>> Start INPUT RECORDS

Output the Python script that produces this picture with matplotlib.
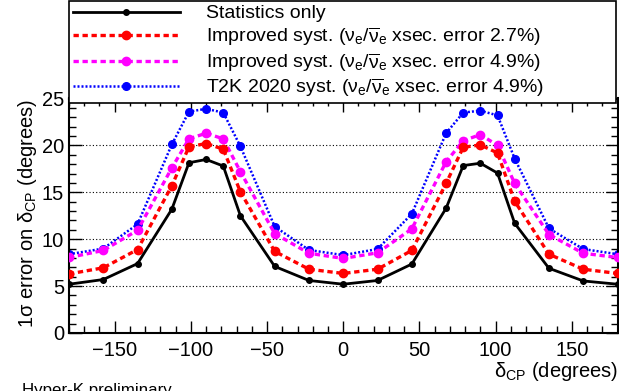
import matplotlib
matplotlib.use("Agg")
import matplotlib.pyplot as plt
from matplotlib.ticker import MultipleLocator

plt.rcParams['font.family'] = ['Liberation Sans', 'DejaVu Sans']
plt.rcParams['mathtext.fontset'] = 'custom'
plt.rcParams['mathtext.rm'] = 'Liberation Sans'
plt.rcParams['mathtext.it'] = 'Liberation Sans:italic'

delta_cp = [-180, -157.5, -135, -112.5, -101.25, -90, -78.75, -67.5, -45, -22.5, 0,
            22.5, 45, 67.5, 78.75, 90, 101.25, 112.5, 135, 157.5, 180]
stat_only = [5.2, 5.7, 7.4, 13.2, 18.15, 18.5, 17.8, 12.5, 7.1, 5.6, 5.2,
             5.6, 7.35, 13.3, 17.85, 18.1, 17.05, 11.7, 6.9, 5.55, 5.2]
impr_27 = [6.3, 6.95, 8.9, 15.7, 19.85, 20.2, 19.6, 15.05, 8.7, 6.8, 6.35,
           6.8, 8.8, 15.95, 19.8, 20.05, 19.2, 14.05, 8.4, 6.8, 6.35]
impr_49 = [8.05, 8.8, 10.95, 17.6, 20.7, 21.3, 20.7, 17.2, 10.6, 8.5, 7.95,
           8.55, 11.1, 18.25, 20.5, 21.15, 20.0, 15.95, 10.5, 8.5, 8.05]
t2k_2020 = [8.4, 9.0, 11.6, 20.1, 23.6, 23.9, 23.5, 19.9, 11.35, 8.85, 8.3,
            8.95, 12.7, 21.3, 23.5, 23.7, 23.2, 18.6, 11.15, 8.95, 8.4]

labels = [
    "Statistics only",
    r"Improved syst. ($\mathregular{\nu_e/\overline{\nu}_e}$ xsec. error 2.7%)",
    r"Improved syst. ($\mathregular{\nu_e/\overline{\nu}_e}$ xsec. error 4.9%)",
    r"T2K 2020 syst. ($\mathregular{\nu_e/\overline{\nu}_e}$ xsec. error 4.9%)",
]

W, H = 619, 391
fig = plt.figure(figsize=(W / 100, H / 100), dpi=100)
ax = fig.add_axes([69 / W, 1 - 333 / H, (617.5 - 69) / W, (333 - 98.5) / H])

ax.plot(delta_cp, stat_only, color='black', lw=2.0, marker='o', ms=4, label=labels[0], zorder=5)
ax.plot(delta_cp, impr_27, color='red', lw=2.4, ls=(0, (1.6, 1.1)), marker='o', ms=6, label=labels[1], zorder=4)
ax.plot(delta_cp, impr_49, color='magenta', lw=2.4, ls=(0, (1.6, 1.1)), marker='o', ms=6, label=labels[2], zorder=3)
ax.plot(delta_cp, t2k_2020, color='blue', lw=1.8, ls=(0, (0.8, 0.8)), marker='o', ms=5.5, label=labels[3], zorder=2)

ax.set_xlim(-180, 180)
ax.set_ylim(0, 25)
ax.xaxis.set_major_locator(MultipleLocator(50))
ax.xaxis.set_minor_locator(MultipleLocator(10))
ax.yaxis.set_major_locator(MultipleLocator(5))
ax.yaxis.set_minor_locator(MultipleLocator(1))
ax.tick_params(which='both', direction='in', top=True, right=True, labelsize=14.5, width=1)
ax.tick_params(which='major', length=9)
ax.tick_params(which='minor', length=5)
ax.tick_params(axis='x', pad=6)
for s in ax.spines.values():
    s.set_linewidth(1.5)
for yv in [5, 10, 15, 20]:
    ax.axhline(yv, color='black', lw=0.8, ls=(0, (1, 2)), zorder=1)

ax.set_xlabel(r"$\mathregular{\delta_{CP}}$ (degrees)", fontsize=14.5, loc='right', labelpad=0)
ax.set_ylabel(r"1σ error on $\mathregular{\delta_{CP}}$ (degrees)", fontsize=14.5, loc='top', labelpad=2)

leg = fig.legend(loc='upper left', bbox_to_anchor=(69 / W, 1 - 94 / H, (616 - 69) / W, 93 / H),
                 mode='expand', borderaxespad=0, fancybox=False, edgecolor='black', framealpha=1,
                 fontsize=14, handlelength=5.5, handletextpad=1.35, labelspacing=0.14,
                 borderpad=0.2, frameon=True)
leg.get_frame().set_linewidth(1.2)

fig.text(22 / W, (H - 395) / H, "Hyper-K preliminary", fontsize=12.2, va='baseline', ha='left')

fig.savefig("out.png", dpi=100)
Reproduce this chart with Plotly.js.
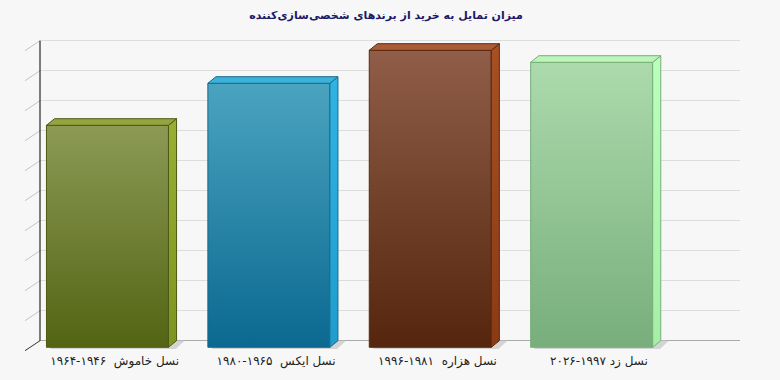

>> End INPUT RECORDS

Repeat the lines of the listing above verbatim, beginning at its first line and ending at the line containing "plt.rcParams['mathtext.it'] = 'Liberation", which is included. Omit pictures.

# [COMPLETED TASK]
Output the Python script that produces this picture with matplotlib.
import matplotlib
matplotlib.use("Agg")
import matplotlib.pyplot as plt
from matplotlib.ticker import MultipleLocator

plt.rcParams['font.family'] = ['Liberation Sans', 'DejaVu Sans']
plt.rcParams['mathtext.fontset'] = 'custom'
plt.rcParams['mathtext.rm'] = 'Liberation Sans'
plt.rcParams['mathtext.it'] = 'Liberation Sans:italic'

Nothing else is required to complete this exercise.